You FINALLY said something today I can agree with!

While I can't say BS is the absolute BEST caulking on the market, I've been impressed with it and use it exclusively even though it is $5+ per tube or about $60 per case.


----------



## johnpaint (Sep 20, 2008)

You know I think the lady was talking about the paint cracking over the cauking, in that case its most likely not letting the caulk cure enough. It would do that with any caulking.


----------



## Rena (May 2, 2010)

*Looking for a new caulking product*

As I stated in my original message ....drying time is not the problem ...I gave it overnight to dry. I think the DAP company put out a bad batch (companies do it all the time). What I'm going to do is try a new company.
thanks!





johnpaint said:


> You know I think the lady was talking about the paint cracking over the cauking, in that case its most likely not letting the caulk cure enough. It would do that with any caulking.


----------



## Rena (May 2, 2010)

*Sashco's bigstretch Caulking*

Thanks! ...I'm going to give this brand a try.
Rena





hammerheart14 said:


> sashco's bigstretch is the best caulking product on the market. no cracks, stretches with the wood. give it a try and you'll thank me later. just be prepared to pay around 5.50 a tube.


----------



## johnpaint (Sep 20, 2008)

Rena said:


> As I stated in my original message ....drying time is not the problem ...I gave it overnight to dry.

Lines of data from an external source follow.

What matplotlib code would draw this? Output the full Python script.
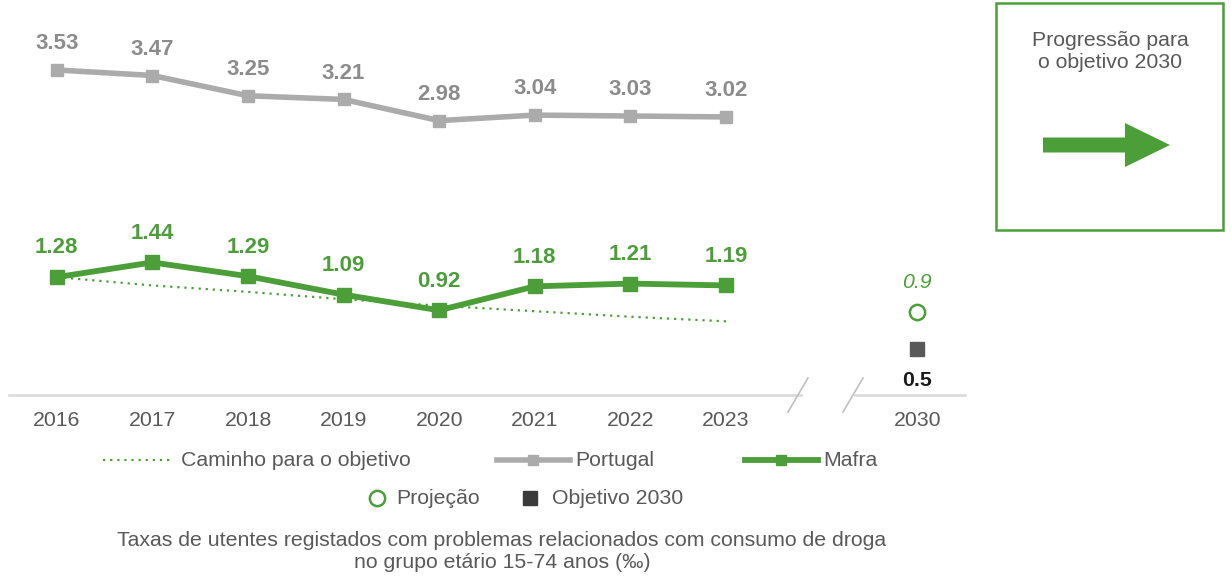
import matplotlib
matplotlib.use("Agg")
import matplotlib.pyplot as plt
from matplotlib.lines import Line2D
from matplotlib.patches import Rectangle, FancyArrow

plt.rcParams['font.family'] = ['Liberation Sans', 'DejaVu Sans']

# dados
anos = ['2016', '2017', '2018', '2019', '2020', '2021', '2022', '2023']
portugal = [3.53, 3.47, 3.25, 3.21, 2.98, 3.04, 3.03, 3.02]
mafra = [1.28, 1.44, 1.29, 1.09, 0.92, 1.18, 1.21, 1.19]
caminho = [1.28, 1.19, 1.12, 1.04, 0.97, 0.91, 0.85, 0.80]
ano_obj = '2030'
projecao = 0.9
objetivo = 0.5

verde = '#4C9E38'
cinza = '#ABABAB'
cinza_txt = '#8C8C8C'
escuro = '#595959'

W, H = 1231, 578
fig = plt.figure(figsize=(W / 100, H / 100), dpi=100)

def fx(px):
    return px / W

def fy(py):
    return 1 - py / H

ax = fig.add_axes([fx(9), fy(395), fx(965) - fx(9), 395 / H])
ax.set_xlim(-0.5, 9.5)
ax.set_ylim(0, 4.29)
ax.axis('off')

x = list(range(len(anos)))
x_obj = 9
fs = 15.3

ax.plot(x, caminho, color=verde, lw=1.6, ls=(0, (1, 2.2)), zorder=2)
ax.plot(x, portugal, color=cinza, lw=4, marker='s', ms=9, zorder=3)
ax.plot(x, mafra, color=verde, lw=4.2, marker='s', ms=10, zorder=4)

for xi, v in zip(x, portugal):
    ax.annotate(f'{v:.2f}', (xi, v), xytext=(0, 19), textcoords='offset points',
                ha='center', va='center', fontsize=16, fontweight='bold', color=cinza_txt)
for xi, v in zip(x, mafra):
    ax.annotate(f'{v:.2f}', (xi, v), xytext=(0, 21), textcoords='offset points',
                ha='center', va='center', fontsize=16, fontweight='bold', color=verde)

ax.plot([x_obj], [projecao], ls='none', marker='o', ms=11, mfc='white', mec=verde, mew=1.8)
ax.plot([x_obj], [objetivo], ls='none', marker='s', ms=10, color=escuro)
ax.annotate(f'{projecao:g}', (x_obj, projecao), xytext=(0, 21), textcoords='offset points',
            ha='center', va='center', fontsize=fs, fontstyle='italic', color=verde)
ax.annotate(f'{objetivo:g}', (x_obj, objetivo), xytext=(0, -23), textcoords='offset points',
            ha='center', va='center', fontsize=fs, fontweight='bold', color='#1A1A1A')

# eixo com quebra
ax.plot([-0.5, 7.78], [0, 0], color='#D9D9D9', lw=1.8, clip_on=False)
ax.plot([8.35, 9.5], [0, 0], color='#D9D9D9', lw=1.8, clip_on=False)
for xi, lab in zip(x + [x_obj], anos + [ano_obj]):
    ax.text(xi, -0.28, lab, ha='center', va='center', fontsize=fs, color='#595959')

for x0 in (808, 863):
    fig.add_artist(Line2D([fx(x0), fx(x0 - 20)], [fy(378), fy(412)], color='#BFBFBF', lw=1.2))

# legenda
fig.add_artist(Line2D([fx(103), fx(170)], [fy(460), fy(460)], color=verde, lw=1.6, ls=(0, (1, 2.2))))
fig.text(fx(181), fy(460), 'Caminho para o objetivo', fontsize=fs, color='#595959', va='center')
fig.add_artist(Line2D([fx(497), fx(570)], [fy(460), fy(460)], color=cinza, lw=4))
fig.add_artist(Line2D([fx(533)], [fy(460)], color=cinza, marker='s', ms=7))
fig.text(fx(575), fy(460), 'Portugal', fontsize=fs, color='#595959', va='center')
fig.add_artist(Line2D([fx(745), fx(818)], [fy(460), fy(460)], color=verde, lw=4.2))
fig.add_artist(Line2D([fx(781)], [fy(460)], color=verde, marker='s', ms=7))
fig.text(fx(823), fy(460), 'Mafra', fontsize=fs, color='#595959', va='center')

fig.add_artist(Line2D([fx(377)], [fy(498)], marker='o', ms=11, mfc='white', mec=verde, mew=1.8))
fig.text(fx(396), fy(498), 'Projeção', fontsize=fs, color='#595959', va='center')
fig.add_artist(Line2D([fx(530)], [fy(498)], marker='s', ms=10, color='#3A3A3A'))
fig.text(fx(552), fy(498), 'Objetivo 2030', fontsize=fs, color='#595959', va='center')

fig.text(fx(502), fy(552), 'Taxas de utentes registados com problemas relacionados com consumo de droga\n'
         'no grupo etário 15-74 anos (‰)', fontsize=fs, color='#595959',
         ha='center', va='center', linespacing=1.2)

# caixa de progressão
fig.add_artist(Rectangle((fx(996), fy(230)), fx(1223) - fx(996), (230 - 3) / H,
                         fill=False, edgecolor=verde, lw=1.8))
fig.text(fx(1110), fy(51), 'Progressão para\no objetivo 2030', fontsize=fs, color='#595959',
         ha='center', va='center', linespacing=1.2)
fig.add_artist(FancyArrow(fx(1043), fy(145), fx(1170) - fx(1043), 0,
                          width=15 / H, head_width=44 / H, head_length=fx(1170) - fx(1125),
                          length_includes_head=True, color=verde, lw=0))

fig.savefig('out.png', dpi=100)
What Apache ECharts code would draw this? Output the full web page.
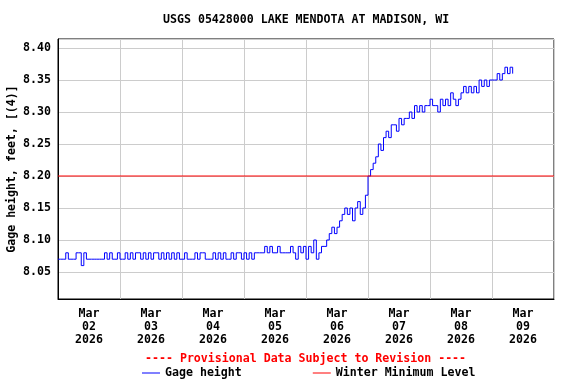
<!DOCTYPE html>
<html><head><meta charset="utf-8">
<script src="https://cdn.jsdelivr.net/npm/echarts@6/dist/echarts.min.js"></script>
<style>html,body{margin:0;padding:0;background:#fff}#c{width:576px;height:384px}</style>
</head><body><div id="c"></div>
<script>
// Hourly gage height readings (feet), hour 0 = Mar 02 2026 00:00
const mar02 = [8.07,8.07,8.07,8.08,8.07,8.07,8.07,8.08,8.08,8.06,8.08,8.07,8.07,8.07,8.07,8.07,8.07,8.07,8.08,8.07,8.08,8.07,8.07,8.08];
const mar03 = [8.07,8.07,8.08,8.07,8.08,8.07,8.08,8.08,8.07,8.08,8.07,8.08,8.07,8.08,8.08,8.07,8.08,8.07,8.08,8.07,8.08,8.07,8.08,8.07];
const mar04 = [8.07,8.08,8.07,8.07,8.07,8.08,8.07,8.08,8.08,8.07,8.07,8.07,8.08,8.07,8.08,8.07,8.08,8.07,8.07,8.08,8.07,8.08,8.08,8.07];
const mar05 = [8.08,8.07,8.08,8.07,8.08,8.08,8.08,8.08,8.09,8.08,8.09,8.08,8.08,8.09,8.08,8.08,8.08,8.08,8.09,8.08,8.07,8.09,8.08,8.09];
const mar06 = [8.07,8.09,8.08,8.10,8.07,8.08,8.09,8.09,8.10,8.11,8.12,8.11,8.12,8.13,8.14,8.15,8.14,8.15,8.13,8.15,8.16,8.14,8.15,8.17];
const mar07 = [8.20,8.21,8.22,8.23,8.25,8.24,8.26,8.27,8.26,8.28,8.28,8.27,8.29,8.28,8.29,8.29,8.30,8.29,8.31,8.30,8.31,8.30,8.31,8.31];
const mar08 = [8.32,8.31,8.31,8.30,8.32,8.31,8.32,8.31,8.33,8.32,8.31,8.32,8.33,8.34,8.33,8.34,8.33,8.34,8.33,8.35,8.34,8.35,8.34,8.35];
const mar09 = [8.35,8.35,8.36,8.35,8.36,8.37,8.36,8.37,8.36];
const winterMinimumLevel = 8.20;
const dayLabels = ['Mar\n02\n2026','Mar\n03\n2026','Mar\n04\n2026','Mar\n05\n2026','Mar\n06\n2026','Mar\n07\n2026','Mar\n08\n2026','Mar\n09\n2026'];
const dayLabelHours = [12,36,60,84,108,132,156,180];

const gage = [].concat(mar02, mar03, mar04, mar05, mar06, mar07, mar08, mar09);
const gageData = gage.map((v, i) => [i, v]);
const FONT = 'DejaVu Sans Mono';

const chart = echarts.init(document.getElementById('c'), null, {renderer: 'canvas'});
chart.setOption({
  animation: false,
  backgroundColor: '#fff',
  grid: {left: 58, right: 22, top: 39, bottom: 85, containLabel: false, outerBoundsMode: 'none',
         show: true, borderColor: '#000', borderWidth: 1, backgroundColor: 'transparent'},
  graphic: [
    {type: 'text', left: 306 - 143, top: 14, style: {text: 'USGS 05428000 LAKE MENDOTA AT MADISON, WI', font: 'bold 11.6px "DejaVu Sans Mono"', fill: '#000'}},
    {type: 'text', left: 145, top: 353, style: {text: '---- Provisional Data Subject to Revision ----', font: 'bold 11.6px "DejaVu Sans Mono"', fill: '#ff0000'}}
  ],
  legend: {
    left: 142, top: 367, padding: 0, itemWidth: 18, itemHeight: 1, itemGap: 71, icon: 'rect',
    textStyle: {fontFamily: FONT, fontWeight: 'bold', fontSize: 11.6, color: '#000'},
    data: ['Gage height', 'Winter Minimum Level']
  },
  xAxis: {
    type: 'value', min: 0, max: 192, interval: 24,
    axisLine: {show: true, lineStyle: {color: '#000'}},
    axisTick: {show: false},
    splitLine: {show: true, lineStyle: {color: '#cccccc', width: 1}},
    axisLabel: {
      customValues: dayLabelHours,
      formatter: v => dayLabels[dayLabelHours.indexOf(v)] || '',
      fontFamily: FONT, fontWeight: 'bold', fontSize: 11.6, color: '#000', lineHeight: 13, margin: 8
    }
  },
  yAxis: {
    type: 'value', min: 8.0078, max: 8.4141, splitNumber: 8,
    name: 'Gage height, feet, [(4)]', nameLocation: 'middle', nameGap: 40, nameRotate: 90, nameMoveOverlap: false,
    nameTextStyle: {fontFamily: FONT, fontWeight: 'bold', fontSize: 11.6, color: '#000'},
    axisLine: {show: true, lineStyle: {color: '#000'}},
    axisTick: {show: false},
    splitLine: {show: true, lineStyle: {color: '#cccccc', width: 1}},
    axisLabel: {
      showMinLabel: false, showMaxLabel: false,
      formatter: v => v.toFixed(2),
      fontFamily: FONT, fontWeight: 'bold', fontSize: 11.6, color: '#000', margin: 7
    }
  },
  series: [
    {name: 'Gage height', type: 'line', step: 'end', symbol: 'none', data: gageData,
     lineStyle: {color: '#0000ff', width: 1}, itemStyle: {color: '#0000ff'}},
    {name: 'Winter Minimum Level', type: 'line', symbol: 'none', data: [[0, winterMinimumLevel], [192, winterMinimumLevel]],
     lineStyle: {color: '#ff0000', width: 1}, itemStyle: {color: '#ff0000'}, z: 3}
  ]
});
</script></body></html>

I think the DAP company put out a bad batch (companies do it all the time). What I'm going to do is try a new company.
> thanks!


Did the paint crack or did the caulking crack?


----------



## hammerheart14 (May 29, 2010)

Rena said:


> Thanks! ...I'm going to give this brand a try.
> Rena


no prob. you'll like it. it'll go on like butter.


----------



## JHill (May 13, 2010)

johnpaint said:


> Did the paint crack or did the caulking crack?


Good point from Johnpaint, flat has a tendancy to crack/alligator, over caulk.


----------



## S.Indiana (Feb 8, 2010)

Where are you buying big stretch at?


----------



## H2O Paint Chemist (Jan 7, 2010)

*Possible cause for cracked caulking*

Caulk contains plasticizers to keep them flexible. Most plasticizers are VOC's. VOC's must be reduced to meet ever changing government standards. It doesn't take a rocket scientist to figure out that if you reduce plasticizers or substitute a non-VOC plasticizer, there is a risk of cracking in the long term. Non-VOC plasticizers tend to migrate, then evaporate. This is how you can get cracking (or "alligatoring") in the topcoat paint, especially if the topcoat is flat or satin (less resin, more plasticizer attracting pigments).

I've even seen this phenomenon in rubber piano casters! Rubber needs plasticizer to keep it rubbery. New casters tend to leave black marks on floors, even if they're not moved (plasticizer migration transfering the black pigment to the floor). The old one never do this-they had a tried and true plasticizer that didn't migrate.

Murphy's law rules!


----------



## nEighter (Nov 14, 2008)

elastomeric will crack the paint when it flexes too. The OP is getting bent out of shape, yet hasn't given all the facts to understand what is going on/what they actually used. My guess was it is elastomeric.


----------



## Builtmany (Dec 5, 2009)

AztecPainting said:


> I always use Big Stretch, Good stuff for contraction and expansion due to temperature changes or moving. It's not very expensive, it is around the same price as DAP but if you need it you need it.
> 
> http://www.sashcosealants.com/home_improvement/Big_Stretch.aspx


Excellent product. Priced right now but when it first hit the market about 10 years ago they wanted $8-10 a tube.


----------



## hammerheart14 (May 29, 2010)

S.Indiana said:


> Where are you buying big stretch at?



through spectrum paints. PSS also sells it to paint stores. retail wise, well, any good paint store shoul have it.


----------



## LOSTinDETAILS (Jun 17, 2009)

Crack is Whack! 

None to report down here but I use Geocel and PPG.


----------